How do barbershops increase revenue?

Barbershops increase revenue through four primary levers: price increases, service add-ons, retail sales, and membership programs. Price increases: the most immediate lever but requires established clientele who trust the quality. Shops that have not raised prices in 2 or more years are typically underpriced relative to their market position and the real cost of their service. A 15 to 20 percent increase implemented with 30 to 60 days' notice and clear communication is typically absorbed by established clients without significant churn. Service add-ons: adding beard shaping, straight-razor shave, or scalp treatments to existing haircut appointments increases the per-visit average ticket without adding acquisition cost. Training staff in these services is the prerequisite. Retail product sales: selling the products used and recommended in the shop creates margin-positive income with no labor cost per sale beyond the initial recommendation. Barbershops that display and actively recommend products see 2 to 4 percent of annual revenue from product sales with minimal effort. Membership programs: monthly flat-fee memberships that include 1 to 2 haircuts per month at a slight discount to the walk-in rate create predictable recurring revenue and dramatically reduce churn. Clients on memberships have pre-committed to the shop for the month, reducing the booking friction and competitive vulnerability of the per-appointment model. Most successful barbershop revenue growth combines all four levers over time rather than relying on a single approach.

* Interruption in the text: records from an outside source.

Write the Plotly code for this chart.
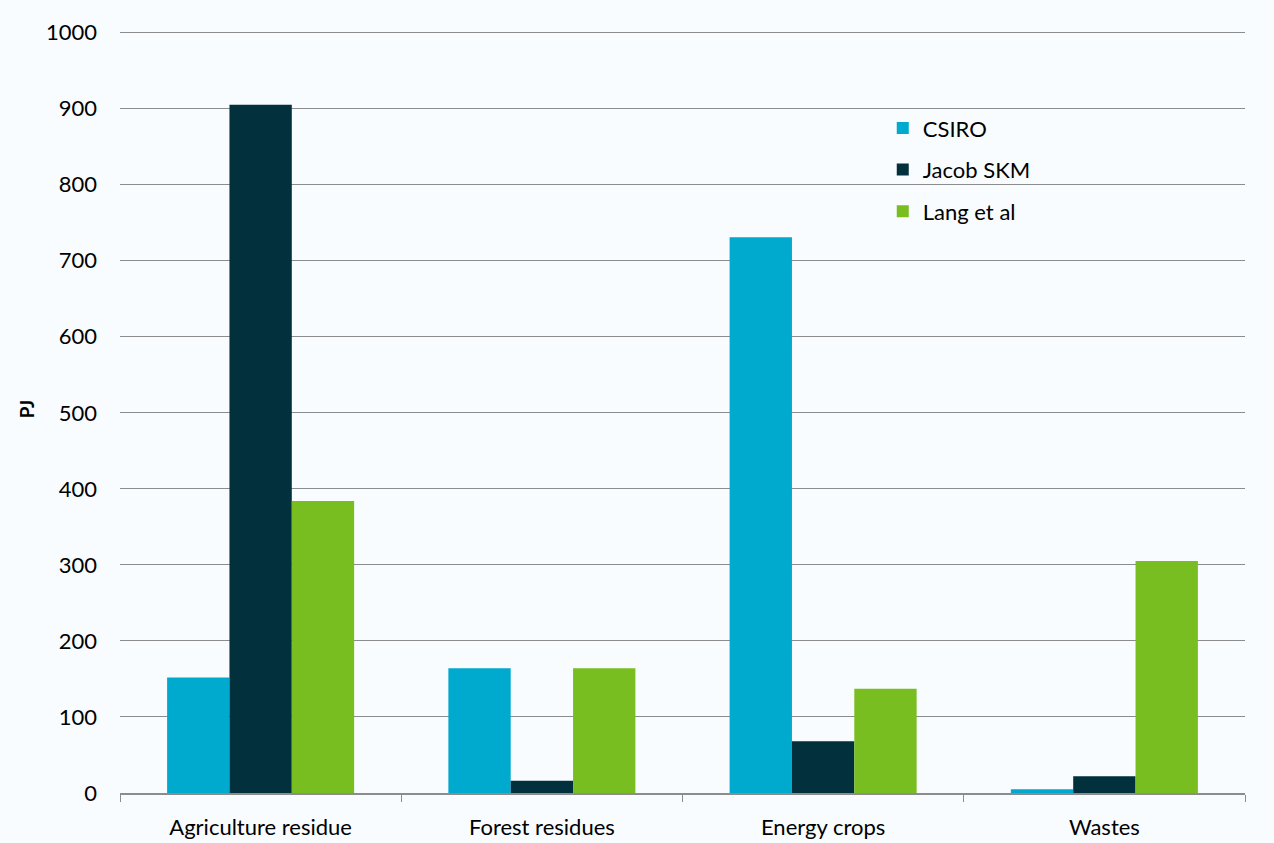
import plotly.graph_objects as go

categories = ["Agriculture residue", "Forest residues", "Energy crops", "Wastes"]
csiro = [152, 164, 731, 5]
jacob_skm = [905, 16, 68, 22]
lang_et_al = [384, 164, 137, 305]
y_ticks = [0, 100, 200, 300, 400, 500, 600, 700, 800, 900, 1000]

series = [
    ("CSIRO", csiro, "#00A9CE"),
    ("Jacob SKM", jacob_skm, "#02303D"),
    ("Lang et al", lang_et_al, "#78BE21"),
]

fig = go.Figure()
for name, vals, color in series:
    fig.add_trace(go.Bar(x=categories, y=vals, name=name, marker_color=color,
                         marker_line_width=0, legendgroup=name))

font = "Lato, 'Open Sans', sans-serif"
fig.update_layout(
    width=1274, height=843,
    margin=dict(l=120, r=29, t=25, b=50),
    paper_bgcolor="#F8FCFE", plot_bgcolor="#F8FCFE",
    barmode="group", bargap=0.335, bargroupgap=0,
    font=dict(family=font, size=22, color="#000000"),
    legend=dict(x=0.678, y=0.893, xanchor="left", yanchor="top",
                bgcolor="rgba(0,0,0,0)", font=dict(size=22),
                itemwidth=30, tracegroupgap=10),
    showlegend=True,
)
fig.update_xaxes(showline=True, linecolor="#8C8C8C", linewidth=2,
                 ticks="outside", tickson="boundaries", ticklen=7,
                 tickcolor="#8C8C8C", tickwidth=1, ticklabelstandoff=14,
                 tickfont=dict(size=22), showgrid=False, automargin=False)
fig.update_yaxes(range=[0, 1010], tickvals=y_ticks, showgrid=True,
                 gridcolor="#8C8C8C", gridwidth=1, zeroline=False,
                 ticks="", tickfont=dict(size=22), ticklabelstandoff=22,
                 automargin=False,
                 title=dict(text="<b>PJ</b>", font=dict(size=19), standoff=6))
fig.write_html("out.html")
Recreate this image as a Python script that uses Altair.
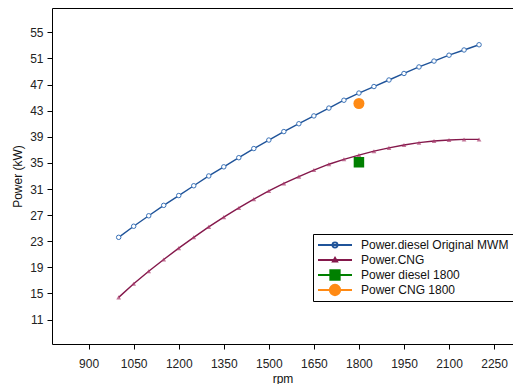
import altair as alt
import pandas as pd

rpm = [1000, 1050, 1100, 1150, 1200, 1250, 1300, 1350, 1400, 1450, 1500, 1550, 1600,
       1650, 1700, 1750, 1800, 1850, 1900, 1950, 2000, 2050, 2100, 2150, 2200]
power_diesel = [23.6, 25.3, 26.9, 28.5, 30.0, 31.5, 33.0, 34.4, 35.8, 37.2, 38.5, 39.8, 41.0,
                42.2, 43.4, 44.6, 45.7, 46.7, 47.7, 48.7, 49.7, 50.6, 51.5, 52.3, 53.1]
power_cng = [14.4, 16.5, 18.4, 20.2, 21.95, 23.6, 25.2, 26.7, 28.1, 29.45, 30.7, 31.85, 32.9,
             33.9, 34.8, 35.55, 36.2, 36.8, 37.3, 37.75, 38.1, 38.35, 38.5, 38.6, 38.6]
single_rpm = [1800, 1800]
single_power = [35.1, 44.1]
series_names = ["Power.diesel Original MWM", "Power.CNG", "Power diesel 1800", "Power CNG 1800"]
series_colors = ["#1f5399", "#84184b", "#008000", "#ff8a14"]
legend_fills = ["white", "#e8a8c4", "#008000", "#ff8a14"]
legend_paths = [
    "M-1,0H1M0.15,0A0.15,0.15,0,1,1,-0.15,0A0.15,0.15,0,1,1,0.15,0Z",
    "M-1,0H1M0,-0.13L0.13,0.1L-0.13,0.1Z",
    "M-1,0H1M-0.28,-0.28H0.28V0.28H-0.28Z",
    "M-1,0H1M0.31,0A0.31,0.31,0,1,1,-0.31,0A0.31,0.31,0,1,1,0.31,0Z",
]
x_ticks = [900, 1050, 1200, 1350, 1500, 1650, 1800, 1950, 2100, 2250]
y_ticks = [11, 15, 19, 23, 27, 31, 35, 39, 43, 47, 51, 55]

diesel_df = pd.DataFrame({"rpm": rpm, "power": power_diesel})
cng_df = pd.DataFrame({"rpm": rpm, "power": power_cng})
single_df = pd.DataFrame({"rpm": single_rpm, "power": single_power, "series": series_names[2:]})
legend_df = pd.DataFrame({"series": series_names})

FONT = "Liberation Sans"
x_scale = alt.Scale(domain=[778, 2313], nice=False, zero=False)
y_scale = alt.Scale(domain=[7.26, 58.73], nice=False, zero=False)

axis_style = dict(grid=False, domainColor="black", domainWidth=1, tickColor="black",
                  tickSize=5, labelFont=FONT, labelFontSize=12, labelColor="#222",
                  titleFont=FONT, titleFontSize=12, titleFontWeight="normal",
                  titleColor="#111")
x_axis = alt.Axis(values=x_ticks, title="rpm", format="d", labelPadding=9, titleY=29,
                  labelFlush=False, **axis_style)
y_axis = alt.Axis(values=y_ticks, title="Power (kW)", labelPadding=4, titlePadding=5,
                  **axis_style)
top_axis = alt.Axis(orient="top", labels=False, ticks=False, title="", grid=False,
                    domainColor="black", domainWidth=1)

x_enc = alt.X("rpm:Q", scale=x_scale, axis=x_axis)
x_top = alt.X("rpm:Q", scale=x_scale, axis=top_axis)
x_noaxis = alt.X("rpm:Q", scale=x_scale, axis=None)
y_enc = alt.Y("power:Q", scale=y_scale, axis=y_axis)

diesel_line = alt.Chart(diesel_df).mark_line(color=series_colors[0], strokeWidth=1.4).encode(
    x=x_enc, y=y_enc)
diesel_pts = alt.Chart(diesel_df).mark_point(
    shape="circle", size=20, fill="white", stroke="#3a72b8", strokeWidth=1,
    opacity=1).encode(x=x_top, y=y_enc)
cng_line = alt.Chart(cng_df).mark_line(color=series_colors[1], strokeWidth=1.4).encode(
    x=x_noaxis, y=y_enc)
cng_pts = alt.Chart(cng_df).mark_point(
    shape="triangle-up", size=22, filled=True, color="#a83a6c", opacity=0.7).encode(
    x=x_noaxis, y=y_enc)
sq = alt.Chart(single_df).transform_filter(
    alt.datum.series == series_names[2]).mark_point(
    shape="square", size=110, filled=True, color=series_colors[2], opacity=1).encode(
    x=x_noaxis, y=y_enc)
circ = alt.Chart(single_df).transform_filter(
    alt.datum.series == series_names[3]).mark_point(
    shape="circle", size=121, filled=True, color=series_colors[3], opacity=1).encode(
    x=x_noaxis, y=y_enc)

legend = alt.Legend(title=None, orient="none", legendX=261, legendY=226,
                    symbolSize=1156, symbolStrokeWidth=1.8, symbolOpacity=1,
                    clipHeight=14, rowPadding=1, padding=4, labelOffset=8,
                    labelFont=FONT, labelFontSize=12, labelColor="#111", labelLimit=300,
                    strokeColor="black", fillColor="white")
legend_layer = alt.Chart(legend_df).mark_point(filled=True, opacity=0).encode(
    shape=alt.Shape("series:N", scale=alt.Scale(domain=series_names, range=legend_paths),
                    legend=legend),
    fill=alt.Fill("series:N", scale=alt.Scale(domain=series_names, range=legend_fills),
                  legend=legend),
    stroke=alt.Stroke("series:N", scale=alt.Scale(domain=series_names, range=series_colors),
                      legend=legend),
)

chart = alt.layer(diesel_line, diesel_pts, cng_line, cng_pts, sq, circ, legend_layer).resolve_axis(
    x="independent"
).properties(
    width=461, height=336,
    padding={"left": 44, "top": 0, "right": 0, "bottom": 40},
    autosize=alt.AutoSizeParams(type="none"),
    background="white",
).configure_view(strokeWidth=0)

chart.save("out.html", embed_options={"renderer": "svg", "actions": False})
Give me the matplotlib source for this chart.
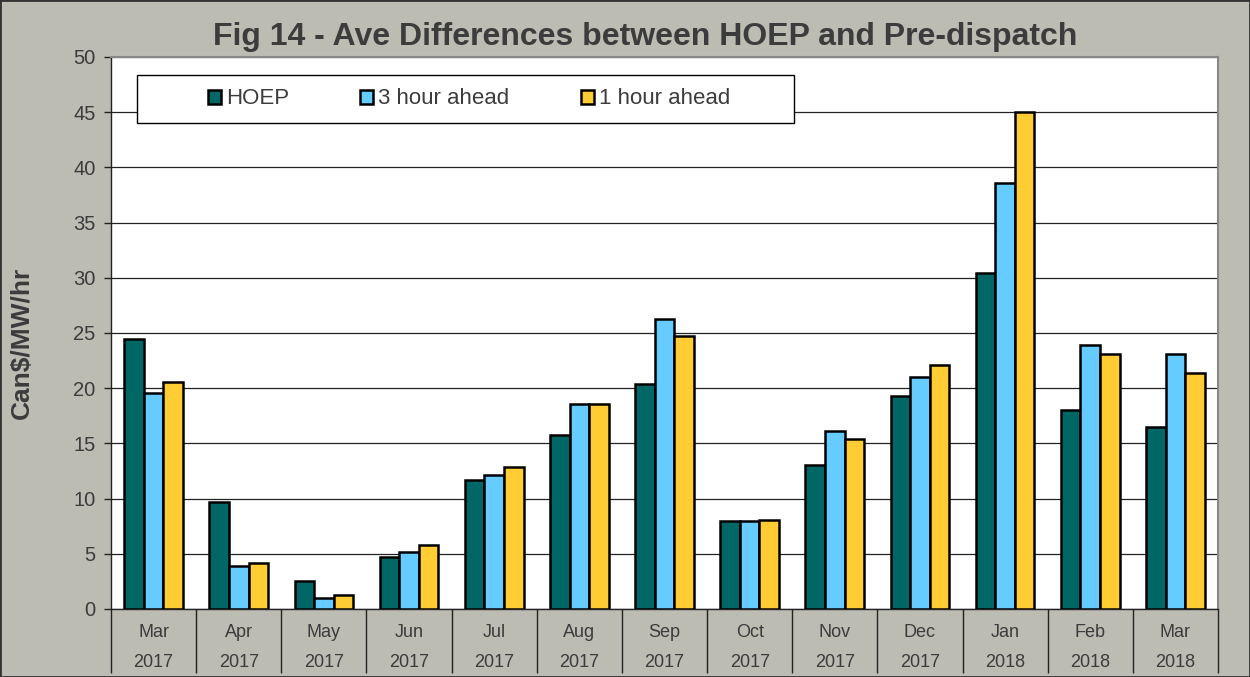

Is selling products profitable for barbershops?

Yes, retail product sales are profitable for barbershops when done consistently. The economics: professional grooming product lines sold through barbershops typically allow the shop to purchase at 40 to 60 percent of retail price (wholesale or distributor pricing). A product retailing at $25 costs the shop $10 to $15. The margin is $10 to $15 per unit with no labor cost beyond the barber's recommendation during the appointment. A shop selling 5 products per week generates approximately $260 to $390 per week in product revenue, or $13,000 to $20,000 annually. This is not transformational revenue but it is meaningful margin for minimal additional work. The keys to making product retail work: stocking products that barbers genuinely use and recommend (clients trust authentic recommendations over a shelf full of products the barber never mentions), keeping inventory simple (3 to 8 SKUs rather than a full distributor line), and making purchasing easy (clear pricing, card-on-file if possible, products visible in the shop). The products that sell best in most barbershops: pomade and styling products (clients see the barber use them and want the same result at home), beard oil and balm, and edge-up tools for clients who maintain their own hairline between visits.

Do barbershop memberships make sense for clients?

Barbershop memberships make financial sense for clients who visit consistently and value the guaranteed booking relationship with a specific barber. The typical membership offer: a monthly flat fee (often $50 to $90 depending on the market and what is included) that covers 1 to 2 haircuts per month, sometimes with a discount on additional services or products. For a client who visits every 3 weeks (approximately 17 to 18 visits per year), membership pricing typically represents a 15 to 25 percent saving over pay-per-visit at full price. The non-financial benefits: priority booking availability (members often get first access to the barber's schedule, reducing the wait to get in with a popular barber), simplified billing (no transaction per visit), and a formalized relationship with the shop that creates accountability on both sides. The membership works best for clients with consistent needs and a specific barber preference. It works less well for clients who visit irregularly, are flexible on barber, or travel frequently and cannot use their allotted cuts before the month resets. Most shops offer a free month or discounted first month to let clients evaluate whether the membership model fits their visit pattern before committing.